Word for word, copy all the data and drop the pictures.

* _Information shown_
####################

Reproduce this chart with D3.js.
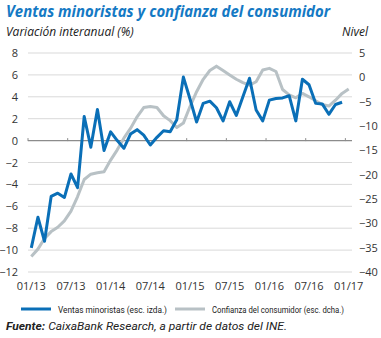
<!DOCTYPE html>
<html>
<head>
<meta charset="utf-8">
<script src="https://cdn.jsdelivr.net/npm/d3@7"></script>
<style>
  body { margin: 0; background: #fff; }
  text { font-family: "Open Sans", "Liberation Sans", sans-serif; }
  .narrow { font-family: "Liberation Sans Narrow", Roboto, sans-serif; }
</style>
</head>
<body>
<div class="chart"></div>
<script>
// monthly, 01/13 .. 01/17
const months = d3.timeMonth.range(new Date(2013, 0, 1), new Date(2017, 1, 1));
const tickLabels = ['01/13', '07/13', '01/14', '07/14', '01/15', '07/15', '01/16', '07/16', '01/17'];
const leftTicks = [8, 6, 4, 2, 0, -2, -4, -6, -8, -10, -12];
const rightTicks = [5, 0, -5, -10, -15, -20, -25, -30, -35, -40];

// ventas minoristas, % interanual (esc. izda.)
const ventas = [-9.8, -7.0, -9.2, -5.1, -4.8, -5.2, -3.05, -4.3, 2.2, -0.6, 2.85, -0.9,
    0.8, 0.0, -0.7, 0.6, 1.0, 0.5, -0.4, 0.3, 0.9, 0.8, 1.9, 5.8,
    3.8, 1.7, 3.4, 3.6, 3.0, 1.8, 3.55, 2.3, 4.0, 5.7, 2.8, 1.8,
    3.7, 3.85, 3.9, 4.1, 1.8, 5.6, 5.1, 3.4, 3.35, 2.4, 3.3, 3.5];

// confianza del consumidor, nivel (esc. dcha.)
const confianza = [-36.8, -35.3, -33.1, -31.7, -30.8, -29.5, -27.5, -24.5, -21.0, -19.9, -19.6, -19.4,
    -17.0, -14.9, -12.5, -10.5, -8.1, -6.2, -6.0, -6.2, -7.9, -8.9, -10.3, -9.4,
    -6.0, -2.95, -0.4, 1.4, 2.3, 1.4, 0.5, -0.4, -1.1, -1.6, -0.9, 1.5,
    1.85, 1.2, -2.5, -3.6, -4.2, -3.3, -4.0, -4.8, -5.6, -5.9, -4.7, -3.3, -2.4];

const W = 381, H = 338;
const plot = {left: 28, right: 352, top: 53, bottom: 272};
const blue = '#0a6fb7', grey = '#b8c1c5';

let svg = d3.select('.chart')
    .append('svg')
        .attr('width', W)
        .attr('height', H);

let x = d3.scaleBand()
    .domain(months.map((d, i) => i))
    .range([plot.left, plot.right]);
const cx = i => x(i) + x.bandwidth() / 2;

let yL = d3.scaleLinear()
    .domain([-12, 8])
    .range([plot.bottom, plot.top]);

let yR = d3.scaleLinear()
    .domain([-40, 5])
    .range([plot.bottom, plot.top]);

// titles
svg.append('text')
    .attr('x', 6).attr('y', 17)
    .attr('textLength', 324).attr('lengthAdjust', 'spacingAndGlyphs')
    .style('font-size', '16px').style('font-weight', 'bold').style('font-style', 'italic')
    .style('fill', '#1479c4')
    .text('Ventas minoristas y confianza del consumidor');

svg.append('text')
    .attr('x', 6).attr('y', 36)
    .style('font-size', '12px').style('font-style', 'italic').style('fill', '#222')
    .text('Variación interanual (%)');

svg.append('text')
    .attr('x', 368).attr('y', 36)
    .attr('text-anchor', 'end')
    .style('font-size', '12px').style('font-style', 'italic').style('fill', '#222')
    .text('Nivel');

// gridlines
svg.append('g')
    .selectAll('line')
    .data(leftTicks.filter(d => d !== 0))
    .join('line')
        .attr('x1', plot.left).attr('x2', plot.right)
        .attr('y1', d => yL(d)).attr('y2', d => yL(d))
        .style('stroke', '#d9d9d9')
        .style('stroke-width', 1);

// left axis
let yAxisL = d3.axisLeft(yL)
    .tickValues(leftTicks)
    .tickSize(0)
    .tickPadding(10);
svg.append('g')
        .attr('transform', `translate(${plot.left}, 0)`)
    .call(yAxisL)
    .call(g => g.select('.domain').remove())
    .selectAll('text')
        .style('font-size', '11px').style('fill', '#333')
        .style('font-family', '"Open Sans", sans-serif');

// right axis
let yAxisR = d3.axisRight(yR)
    .tickValues(rightTicks)
    .tickSize(0)
    .tickPadding(7);
svg.append('g')
        .attr('transform', `translate(${plot.right}, 0)`)
    .call(yAxisR)
    .call(g => g.select('.domain').remove())
    .selectAll('text')
        .style('font-size', '11px').style('fill', '#333')
        .style('font-family', '"Open Sans", sans-serif');

// zero line with month ticks
const y0 = yL(0);
svg.append('line')
    .attr('x1', plot.left).attr('x2', plot.right)
    .attr('y1', y0).attr('y2', y0)
    .style('stroke', '#8c8c8c')
    .style('stroke-width', 1.3);

const tickIdx = tickLabels.map((d, k) => k * 6);
svg.append('g')
    .selectAll('line')
    .data(tickIdx)
    .join('line')
        .attr('x1', d => x(d)).attr('x2', d => x(d))
        .attr('y1', y0 - 2.5).attr('y2', y0 + 0.5)
        .style('stroke', '#8c8c8c')
        .style('stroke-width', 1);

// x labels
svg.append('g')
    .selectAll('text')
    .data(tickIdx)
    .join('text')
        .attr('x', d => cx(d))
        .attr('y', 290)
        .attr('text-anchor', 'middle')
        .style('font-size', '11px').style('fill', '#333')
        .text((d, k) => tickLabels[k]);

// lines
let lineR = d3.line()
    .x((d, i) => cx(i))
    .y(d => yR(d));
let lineL = d3.line()
    .x((d, i) => cx(i))
    .y(d => yL(d));

svg.append('path')
    .datum(confianza)
    .attr('d', lineR)
    .style('fill', 'none')
    .style('stroke', grey)
    .style('stroke-width', 3)
    .style('stroke-linejoin', 'round');

svg.append('path')
    .datum(ventas)
    .attr('d', lineL)
    .style('fill', 'none')
    .style('stroke', blue)
    .style('stroke-width', 3)
    .style('stroke-linejoin', 'round');

// legend
const legend = [
    {label: 'Ventas minoristas (esc. izda.)', color: blue, x: 21, len: 109},
    {label: 'Confianza del consumidor (esc. dcha.)', color: grey, x: 175, len: 132}
];
let lg = svg.append('g')
    .selectAll('g')
    .data(legend)
    .join('g')
        .attr('transform', d => `translate(${d.x}, 309)`);
lg.append('line')
    .attr('x1', 0).attr('x2', 30)
    .style('stroke', d => d.color)
    .style('stroke-width', 3);
lg.append('text')
    .attr('class', 'narrow')
    .attr('x', 37).attr('y', 3.5)
    .attr('textLength', d => d.len).attr('lengthAdjust', 'spacingAndGlyphs')
    .style('font-size', '9.5px').style('fill', '#222')
    .text(d => d.label);

// source
let src = svg.append('text')
    .attr('class', 'narrow')
    .attr('x', 6).attr('y', 330)
    .attr('textLength', 281).attr('lengthAdjust', 'spacingAndGlyphs')
    .style('font-size', '11px').style('font-style', 'italic').style('fill', '#222');
src.append('tspan').style('font-weight', 'bold').text('Fuente:');
src.append('tspan').text(' CaixaBank Research, a partir de datos del INE.');
</script>
</body>
</html>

####################

* _Solution to this exercise_
Reproduce this chart with D3.js.
<!DOCTYPE html>
<html>
<head>
<meta charset="utf-8">
<script src="https://cdn.jsdelivr.net/npm/d3@7"></script>
<style>
  body { margin: 0; background: #fff; }
  text { font-family: "Open Sans", "Liberation Sans", sans-serif; }
  .narrow { font-family: "Liberation Sans Narrow", Roboto, sans-serif; }
</style>
</head>
<body>
<div class="chart"></div>
<script>
// monthly, 01/13 .. 01/17
const months = d3.timeMonth.range(new Date(2013, 0, 1), new Date(2017, 1, 1));
const tickLabels = ['01/13', '07/13', '01/14', '07/14', '01/15', '07/15', '01/16', '07/16', '01/17'];
const leftTicks = [8, 6, 4, 2, 0, -2, -4, -6, -8, -10, -12];
const rightTicks = [5, 0, -5, -10, -15, -20, -25, -30, -35, -40];

// ventas minoristas, % interanual (esc. izda.)
const ventas = [-9.8, -7.0, -9.2, -5.1, -4.8, -5.2, -3.05, -4.3, 2.2, -0.6, 2.85, -0.9,
    0.8, 0.0, -0.7, 0.6, 1.0, 0.5, -0.4, 0.3, 0.9, 0.8, 1.9, 5.8,
    3.8, 1.7, 3.4, 3.6, 3.0, 1.8, 3.55, 2.3, 4.0, 5.7, 2.8, 1.8,
    3.7, 3.85, 3.9, 4.1, 1.8, 5.6, 5.1, 3.4, 3.35, 2.4, 3.3, 3.5];

// confianza del consumidor, nivel (esc. dcha.)
const confianza = [-36.8, -35.3, -33.1, -31.7, -30.8, -29.5, -27.5, -24.5, -21.0, -19.9, -19.6, -19.4,
    -17.0, -14.9, -12.5, -10.5, -8.1, -6.2, -6.0, -6.2, -7.9, -8.9, -10.3, -9.4,
    -6.0, -2.95, -0.4, 1.4, 2.3, 1.4, 0.5, -0.4, -1.1, -1.6, -0.9, 1.5,
    1.85, 1.2, -2.5, -3.6, -4.2, -3.3, -4.0, -4.8, -5.6, -5.9, -4.7, -3.3, -2.4];

const W = 381, H = 338;
const plot = {left: 28, right: 352, top: 53, bottom: 272};
const blue = '#0a6fb7', grey = '#b8c1c5';

let svg = d3.select('.chart')
    .append('svg')
        .attr('width', W)
        .attr('height', H);

let x = d3.scaleBand()
    .domain(months.map((d, i) => i))
    .range([plot.left, plot.right]);
const cx = i => x(i) + x.bandwidth() / 2;

let yL = d3.scaleLinear()
    .domain([-12, 8])
    .range([plot.bottom, plot.top]);

let yR = d3.scaleLinear()
    .domain([-40, 5])
    .range([plot.bottom, plot.top]);

// titles
svg.append('text')
    .attr('x', 6).attr('y', 17)
    .attr('textLength', 324).attr('lengthAdjust', 'spacingAndGlyphs')
    .style('font-size', '16px').style('font-weight', 'bold').style('font-style', 'italic')
    .style('fill', '#1479c4')
    .text('Ventas minoristas y confianza del consumidor');

svg.append('text')
    .attr('x', 6).attr('y', 36)
    .style('font-size', '12px').style('font-style', 'italic').style('fill', '#222')
    .text('Variación interanual (%)');

svg.append('text')
    .attr('x', 368).attr('y', 36)
    .attr('text-anchor', 'end')
    .style('font-size', '12px').style('font-style', 'italic').style('fill', '#222')
    .text('Nivel');

// gridlines
svg.append('g')
    .selectAll('line')
    .data(leftTicks.filter(d => d !== 0))
    .join('line')
        .attr('x1', plot.left).attr('x2', plot.right)
        .attr('y1', d => yL(d)).attr('y2', d => yL(d))
        .style('stroke', '#d9d9d9')
        .style('stroke-width', 1);

// left axis
let yAxisL = d3.axisLeft(yL)
    .tickValues(leftTicks)
    .tickSize(0)
    .tickPadding(10);
svg.append('g')
        .attr('transform', `translate(${plot.left}, 0)`)
    .call(yAxisL)
    .call(g => g.select('.domain').remove())
    .selectAll('text')
        .style('font-size', '11px').style('fill', '#333')
        .style('font-family', '"Open Sans", sans-serif');

// right axis
let yAxisR = d3.axisRight(yR)
    .tickValues(rightTicks)
    .tickSize(0)
    .tickPadding(7);
svg.append('g')
        .attr('transform', `translate(${plot.right}, 0)`)
    .call(yAxisR)
    .call(g => g.select('.domain').remove())
    .selectAll('text')
        .style('font-size', '11px').style('fill', '#333')
        .style('font-family', '"Open Sans", sans-serif');

// zero line with month ticks
const y0 = yL(0);
svg.append('line')
    .attr('x1', plot.left).attr('x2', plot.right)
    .attr('y1', y0).attr('y2', y0)
    .style('stroke', '#8c8c8c')
    .style('stroke-width', 1.3);

const tickIdx = tickLabels.map((d, k) => k * 6);
svg.append('g')
    .selectAll('line')
    .data(tickIdx)
    .join('line')
        .attr('x1', d => x(d)).attr('x2', d => x(d))
        .attr('y1', y0 - 2.5).attr('y2', y0 + 0.5)
        .style('stroke', '#8c8c8c')
        .style('stroke-width', 1);

// x labels
svg.append('g')
    .selectAll('text')
    .data(tickIdx)
    .join('text')
        .attr('x', d => cx(d))
        .attr('y', 290)
        .attr('text-anchor', 'middle')
        .style('font-size', '11px').style('fill', '#333')
        .text((d, k) => tickLabels[k]);

// lines
let lineR = d3.line()
    .x((d, i) => cx(i))
    .y(d => yR(d));
let lineL = d3.line()
    .x((d, i) => cx(i))
    .y(d => yL(d));

svg.append('path')
    .datum(confianza)
    .attr('d', lineR)
    .style('fill', 'none')
    .style('stroke', grey)
    .style('stroke-width', 3)
    .style('stroke-linejoin', 'round');

svg.append('path')
    .datum(ventas)
    .attr('d', lineL)
    .style('fill', 'none')
    .style('stroke', blue)
    .style('stroke-width', 3)
    .style('stroke-linejoin', 'round');

// legend
const legend = [
    {label: 'Ventas minoristas (esc. izda.)', color: blue, x: 21, len: 109},
    {label: 'Confianza del consumidor (esc. dcha.)', color: grey, x: 175, len: 132}
];
let lg = svg.append('g')
    .selectAll('g')
    .data(legend)
    .join('g')
        .attr('transform', d => `translate(${d.x}, 309)`);
lg.append('line')
    .attr('x1', 0).attr('x2', 30)
    .style('stroke', d => d.color)
    .style('stroke-width', 3);
lg.append('text')
    .attr('class', 'narrow')
    .attr('x', 37).attr('y', 3.5)
    .attr('textLength', d => d.len).attr('lengthAdjust', 'spacingAndGlyphs')
    .style('font-size', '9.5px').style('fill', '#222')
    .text(d => d.label);

// source
let src = svg.append('text')
    .attr('class', 'narrow')
    .attr('x', 6).attr('y', 330)
    .attr('textLength', 281).attr('lengthAdjust', 'spacingAndGlyphs')
    .style('font-size', '11px').style('font-style', 'italic').style('fill', '#222');
src.append('tspan').style('font-weight', 'bold').text('Fuente:');
src.append('tspan').text(' CaixaBank Research, a partir de datos del INE.');
</script>
</body>
</html>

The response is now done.